LONDON – Spain’s David Ferrer and Feliciano Lopez, who came tantalizingly close to reaching the Olympic tennis men’s doubles final, came away from London empty-handed after losing the bronze-medal match Saturday to France’s Julien Benneteau and Richard Gasquet 7-6 (7-4), 6-2.
The Spanish duo kept pace in a tight first set, holding serve throughout and staving off the lone break point they faced. Their inability to capitalize on two break-point opportunities they created, however, sent the set to a tiebreaker, which Benneteau and Gasquet won with some clutch returning.
Instead of responding at the start of the second set, the Spaniards started to cave in. Ferrer lost his serve in the third game and Lopez donated his two games later to put the Spaniards at a disadvantage they were unable to overcome.

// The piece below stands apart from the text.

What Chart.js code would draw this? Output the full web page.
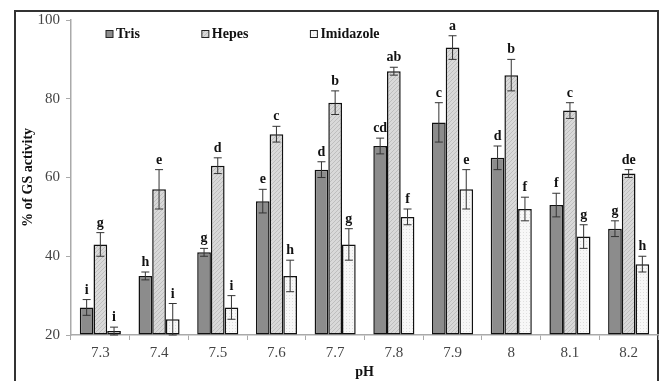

Ineffective returning was the story, as the Spanish team was only able to produce two break-point opportunities for the match and none in the second set.
Afterward, both Ferrer and Lopez said they had a difficult time recovering emotionally from their heartbreaking semifinal loss Friday to the French team of Jo-Wilfried Tsonga and Michael Llodra.
The Spaniards lost that three-hour-and-a-half match 6-3, 4-6, 18-16, squandering four match points in the process.
“It’s not easy to shake off such a tough defeat in 24 hours, but in the end they’re also good players and they deserved to win,” Ferrer said.
In the first set “we had break points that we were unable to convert. At the start we were nervous. I lacked some spark due to fatigue from (Friday). In the second, they got on top of us and it was tough for us to get it going again,” Ferrer said.
The 30-year-old world No. 5 lamented letting such a great opportunity for an Olympic medal slip away and noted that, considering his age, it will be extremely difficult to make it to the 2016 Games in Rio de Janeiro.
Lopez, also 30, said for his part that the semifinal defeat on Friday was the “toughest loss of his career.”
“We were both trying to assimilate what happened (Friday). We had a hard time coming back from yesterday ... still, if we had won the first set, things would’ve been different,” he said.
Their defeat means that Spain failed to win an Olympic tennis medal for the first time since the 1984 Los Angeles Olympics.
It also added to the Iberian nation’s overall frustration at the London Games, where Spaniards have captured only three medals thus far and no golds.
By comparison, Spain won at least 11 medals and three golds at each of the previous five Olympics, including 13 golds at the 1992 Barcelona Games.
American twin brothers Bob and Mike Bryan captured gold in the men’s tennis doubles, defeating Llodra and Tsonga 6-4, 7-6 (7-2) on Saturday.
The men’s singles final will be played Sunday and pit world No. 1 Roger Federer of Switzerland against home-crowd favorite Andy Murray of Britain.